Segundo dados do Disque 100 (Disque Direitos Humanos), somente nos últimos cinco anos, foram contabilizados 895 casos de abuso e exploração sexual na região do arquipélago paraense. Já a Central de Atendimento à Mulher (Ligue 180) recebeu 452 denúncias de agressão contra a mulher. A quantidade de casos, entretanto, revela uma subnotificação na comunicação das ocorrências, visto que a quantidade real é ainda maior que os números registrados justamente porque a população não usa ou desconhece os canais de denúncia.
A polêmica fábrica de calcinhas
“Há uns 2 ou 3 anos eu venho acompanhando, por meio de algumas matérias, a situação das crianças da Ilha de Marajó.
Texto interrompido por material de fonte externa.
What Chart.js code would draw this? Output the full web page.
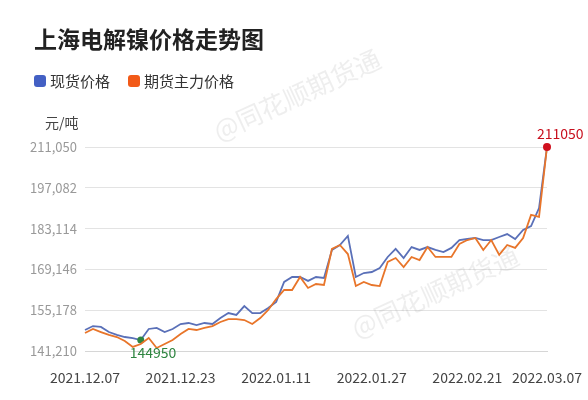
<!DOCTYPE html>
<html>
<head>
<meta charset="utf-8">
<script src="https://cdn.jsdelivr.net/npm/chart.js@4.4.1/dist/chart.umd.min.js"></script>
<style>
  body { margin: 0; background: #fff; }
  #wrap { width: 588px; height: 400px; }
</style>
</head>
<body>
<div id="wrap"><canvas id="nickelChart" width="588" height="400"></canvas></div>
<script>
// trading days 2021.12.07 - 2022.03.07
const dates = [
    '2021.12.07', '2021.12.08', '2021.12.09', '2021.12.10', '2021.12.13', '2021.12.14', '2021.12.15', '2021.12.16',
    '2021.12.17', '2021.12.20', '2021.12.21', '2021.12.22', '2021.12.23', '2021.12.24', '2021.12.27', '2021.12.28',
    '2021.12.29', '2021.12.30', '2021.12.31', '2022.01.04', '2022.01.05', '2022.01.06', '2022.01.07', '2022.01.10',
    '2022.01.11', '2022.01.12', '2022.01.13', '2022.01.14', '2022.01.17', '2022.01.18', '2022.01.19', '2022.01.20',
    '2022.01.21', '2022.01.24', '2022.01.25', '2022.01.26', '2022.01.27', '2022.01.28', '2022.02.07', '2022.02.08',
    '2022.02.09', '2022.02.10', '2022.02.11', '2022.02.14', '2022.02.15', '2022.02.16', '2022.02.17', '2022.02.18',
    '2022.02.21', '2022.02.22', '2022.02.23', '2022.02.24', '2022.02.25', '2022.02.28', '2022.03.01', '2022.03.02',
    '2022.03.03', '2022.03.04', '2022.03.07'
];

// 现货价格 (spot)
const spotPrices = [
    148400, 149750, 149450, 147700, 146700, 146000, 145650, 144950, 148750, 149100,
    147700, 148750, 150450, 150800, 150100, 150800, 150450, 152500, 154200, 153550,
    156600, 154200, 154200, 155950, 158000, 164850, 166550, 166550, 165200, 166550,
    166200, 175800, 177500, 180600, 166550, 167900, 168250, 169650, 173400, 176150,
    173050, 176800, 175800, 176800, 175800, 175100, 176500, 179200, 179550, 179900,
    179200, 179200, 180250, 181250, 179550, 182650, 184000, 190150, 211050
];

// 期货主力价格 (main futures contract)
const futuresPrices = [
    147350, 148750, 147700, 146700, 146000, 144650, 142600, 143600, 145650, 142250,
    143600, 145000, 147050, 148750, 148400, 149100, 149750, 151150, 152150, 152150,
    151800, 150450, 152500, 155250, 159000, 162100, 162100, 166550, 162800, 164150,
    163800, 176150, 177500, 174400, 163450, 164850, 163800, 163450, 171700, 173050,
    169950, 173400, 172350, 176800, 173400, 173400, 173400, 177850, 179200, 179900,
    175800, 179200, 174100, 177500, 176500, 179900, 187800, 187100, 211050
];

const yTicks = [141210, 155178, 169146, 183114, 197082, 211050];
const xTickLabels = ['2021.12.07', '2021.12.23', '2022.01.11', '2022.01.27', '2022.02.21', '2022.03.07'];

const FONT = "'Noto Sans CJK SC', 'Noto Sans', sans-serif";
const minIdx = spotPrices.indexOf(Math.min(...spotPrices));
const maxIdx = futuresPrices.indexOf(Math.max(...futuresPrices));

// title, legend, unit and watermark
const decorPlugin = {
    id: 'decor',
    beforeDatasetsDraw(chart) {
        const ctx = chart.ctx;
        ctx.save();
        ctx.font = '26px ' + FONT;
        ctx.fillStyle = 'rgba(150,150,150,0.16)';
        ctx.textAlign = 'center';
        ctx.textBaseline = 'middle';
        [[297, 95], [435, 292]].forEach(p => {
            ctx.save();
            ctx.translate(p[0], p[1]);
            ctx.rotate(-0.43);
            ctx.fillText('@同花顺期货通', 0, 0);
            ctx.restore();
        });
        ctx.restore();
    },
    afterDraw(chart) {
        const ctx = chart.ctx;
        ctx.save();
        ctx.textBaseline = 'middle';
        ctx.textAlign = 'left';

        ctx.font = 'bold 23px ' + FONT;
        ctx.fillStyle = '#222';
        ctx.fillText('上海电解镍价格走势图', 34, 39);

        // legend
        let x = 34;
        ctx.font = '15px ' + FONT;
        chart.data.datasets.forEach(ds => {
            ctx.fillStyle = ds.legendColor;
            ctx.beginPath();
            ctx.roundRect(x, 75, 12, 12, 3);
            ctx.fill();
            ctx.fillStyle = '#333';
            ctx.fillText(ds.label, x + 16, 81);
            x += 16 + ctx.measureText(ds.label).width + 18;
        });

        ctx.font = '14px ' + FONT;
        ctx.fillStyle = '#444';
        ctx.fillText('元/吨', 45, 123);

        // min / max labels
        const minPt = chart.getDatasetMeta(0).data[minIdx];
        const maxPt = chart.getDatasetMeta(1).data[maxIdx];
        ctx.font = '14px ' + FONT;
        ctx.fillStyle = '#2e8540';
        ctx.fillText(String(spotPrices[minIdx]), minPt.x - 11, minPt.y + 13);
        ctx.fillStyle = '#c8101e';
        ctx.fillText(String(futuresPrices[maxIdx]), maxPt.x - 10, maxPt.y - 13);
        ctx.restore();
    }
};

const ctxNickel = document.getElementById('nickelChart').getContext('2d');
const nickelChart = new Chart(ctxNickel, {
    type: 'line',
    data: {
        labels: dates,
        datasets: [
            {
                label: '现货价格',
                data: spotPrices,
                borderColor: '#5a70b8',
                legendColor: '#4360c4',
                borderWidth: 1.8,
                tension: 0,
                order: 1,
                clip: 10,
                pointRadius: ctx => ctx.dataIndex === minIdx ? 3.5 : 0,
                pointBackgroundColor: '#2e8540',
                pointBorderColor: '#2e8540',
                pointBorderWidth: 0
            },
            {
                label: '期货主力价格',
                data: futuresPrices,
                borderColor: '#e8752a',
                legendColor: '#f25a18',
                borderWidth: 1.8,
                tension: 0,
                order: 0,
                clip: 10,
                pointRadius: ctx => ctx.dataIndex === maxIdx ? 4 : 0,
                pointBackgroundColor: '#d0101e',
                pointBorderColor: '#d0101e',
                pointBorderWidth: 0
            }
        ]
    },
    options: {
        responsive: false,
        animation: false,
        devicePixelRatio: 1,
        layout: { padding: { top: 147, right: 41, left: 0, bottom: 0 } },
        plugins: {
            legend: { display: false },
            title: { display: false },
            tooltip: { enabled: false }
        },
        scales: {
            x: {
                offset: false,
                grid: { display: false },
                border: { display: true, color: '#d6d6d6' },
                ticks: {
                    autoSkip: false,
                    maxRotation: 0,
                    padding: 10,
                    color: '#444',
                    font: { family: FONT, size: 14 },
                    callback: function (value) {
                        const lbl = this.getLabelForValue(value);
                        return xTickLabels.includes(lbl) ? lbl : '';
                    }
                },
                afterFit: scale => {
                    scale.height = 49;
                    scale.paddingLeft = 0;
                    scale.paddingRight = 0;
                }
            },
            y: {
                min: yTicks[0],
                max: yTicks[yTicks.length - 1],
                grid: { color: '#e3e3e3', drawTicks: false },
                border: { display: false },
                afterBuildTicks: scale => {
                    scale.ticks = yTicks.map(v => ({ value: v }));
                },
                ticks: {
                    padding: 8,
                    color: '#999',
                    font: { family: FONT, size: 13 },
                    callback: v => v.toLocaleString('en-US')
                },
                afterFit: scale => {
                    scale.width = 85;
                    scale.paddingTop = 0;
                    scale.paddingBottom = 0;
                }
            }
        }
    },
    plugins: [decorPlugin]
});
</script>
</body>
</html>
Indignada, não somente com toda a situação de descaso com a população marajoara, quanto com o desconhecimento do resto dos brasileiros a respeito disso, eu decidi criar o abaixo-assinado”, conta a estudante que mora em Curitiba (PR). Outra motivação de Mariana para lançar a petição foi se manifestar contra a forma com que a ministra da Mulher, da Família e dos Direitos Humanos, Damares Alves, tratou do assunto.
Em julho do ano passado, ao apresentar resultados do programa “Abrace o Marajó” a ministra chegou a sugerir a instalação de uma fábrica de calcinhas na região como forma de evitar o abuso sexual das crianças. Para a autora da petição, a fala de Damares culpabiliza as vítimas e as famílias dos crimes, e isenta o Estado de suas responsabilidades.
“O que a ministra Damares Alves falou foi um desserviço imenso para essas crianças. Alguém que ocupa o cargo de ministra da Mulher, da Família e dos Direitos Humanos não poderia de forma alguma compactuar com a cultura da culpabilização das vítimas de um abuso sexual. Sugerindo que os abusos acontecem por causa da vestimenta – ou falta dela”, fala Mariana.
Em uma região que tem os municípios mais pobres do país, incluindo a cidade de Melgaço, com o pior Índice de Desenvolvimento Humano (IDH) do Brasil, a miséria faz com que até mesmo algumas famílias cedam à exploração de suas crianças em troca de um resto de alimento, alguns objetos ou óleo diesel para usar como combustível para os barcos.
Mariana enfatiza que esse descaso com as vítimas e a impunidade com os abusadores levam a situação de abuso sexual se perpetuar não somente na Ilha de Marajó, mas em outros lugares do país. Por isso, a estudante pede no abaixo-assinado que medidas eficientes de políticas públicas sejam adotadas pelo governador do Pará, Helder Barbalho. Entre as demandas estão aumento da frota de policiais nos rios, prisão dos abusadores e dos responsáveis pelas balsas e mais proteção aos conselheiros e assistentes sociais.